Extract only the first line of the listing and every line after it up to and including the one with "import plotly.graph_objects as go". Omit the pictures.

**Recorded data**
=====
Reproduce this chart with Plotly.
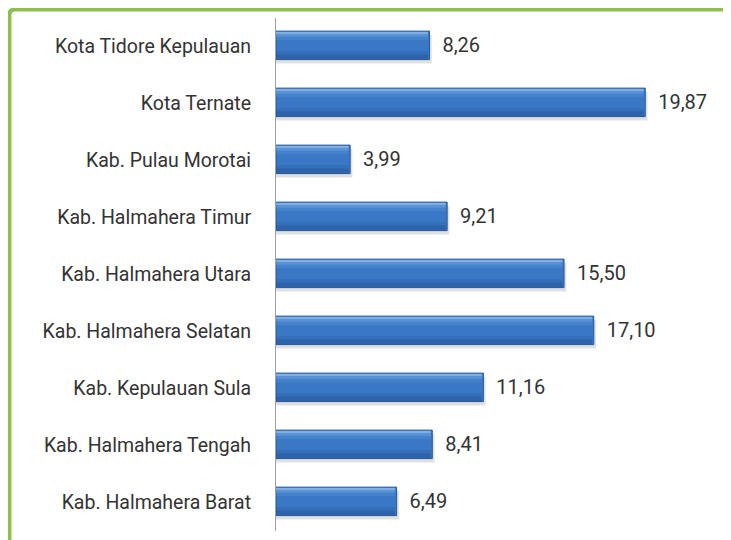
import plotly.graph_objects as go

regions = [
    "Kota Tidore Kepulauan",
    "Kota Ternate",
    "Kab. Pulau Morotai",
    "Kab. Halmahera Timur",
    "Kab. Halmahera Utara",
    "Kab. Halmahera Selatan",
    "Kab. Kepulauan Sula",
    "Kab. Halmahera Tengah",
    "Kab. Halmahera Barat",
]
values = [8.26, 19.87, 3.99, 9.21, 15.50, 17.10, 11.16, 8.41, 6.49]

FONT = "Roboto, Open Sans, sans-serif"

fig = go.Figure()

# soft drop shadow behind each bar
fig.add_trace(go.Bar(
    y=regions, x=[v + 0.12 for v in values], orientation="h",
    width=0.5, offset=-0.2,
    marker=dict(color="rgba(0,0,0,0.12)", line=dict(width=0)),
    hoverinfo="skip", showlegend=False,
))

# main bars
fig.add_trace(go.Bar(
    y=regions, x=values, orientation="h",
    width=0.5, offset=-0.27,
    marker=dict(color="#3A78C6", line=dict(color="#27599A", width=1)),
    texttemplate="\u00a0\u00a0%{x:.2f}", textposition="outside",
    textfont=dict(family=FONT, size=20, color="#333333"),
    cliponaxis=False, showlegend=False,
))

# fake vertical gradient: thin overlay strips (offset, width, colour)
strips = [
    (-0.26, 0.04, "rgba(190,220,250,0.55)"),
    (-0.22, 0.05, "rgba(150,195,245,0.35)"),
    (-0.17, 0.06, "rgba(120,175,235,0.18)"),
    (0.08, 0.06, "rgba(30,70,130,0.18)"),
    (0.14, 0.085, "rgba(25,60,120,0.35)"),
]
for off, w, col in strips:
    fig.add_trace(go.Bar(
        y=regions, x=[v - 0.08 for v in values], orientation="h",
        width=w, offset=off,
        marker=dict(color=col, line=dict(width=0)),
        hoverinfo="skip", showlegend=False,
    ))

# page body adds an 8px offset, so plot area is placed accordingly
L, T, PW, PH = 268, 10, 446, 513

# green frame (top + left with small rounded corner), in paper coords
x0 = (1.5 - L) / PW
y0 = (T + PH - 1.5) / PH
rx, ry = 5 / PW, 5 / PH
fig.add_shape(
    type="path", xref="paper", yref="paper",
    path=f"M {x0},-0.1 L {x0},{y0 - ry} Q {x0},{y0} {x0 + rx},{y0} L 1.1,{y0}",
    line=dict(color="#8CBF4B", width=4),
)

fig.update_layout(
    width=731, height=540,
    margin=dict(l=L, r=731 - L - PW, t=T, b=540 - T - PH),
    paper_bgcolor="white", plot_bgcolor="white",
    barmode="overlay",
    separators=",.",
    showlegend=False,
    xaxis=dict(range=[0, 24], showgrid=False, zeroline=False,
               showticklabels=False, showline=False),
    yaxis=dict(autorange="reversed", showgrid=False, zeroline=False,
               showline=True, linecolor="#A0A0A0", linewidth=1,
               ticks="", ticklabelstandoff=20,
               tickfont=dict(family=FONT, size=19.5, color="#333333")),
)

fig.write_html("out.html")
=====
**Written response**
Reproduce this chart with Plotly.
import plotly.graph_objects as go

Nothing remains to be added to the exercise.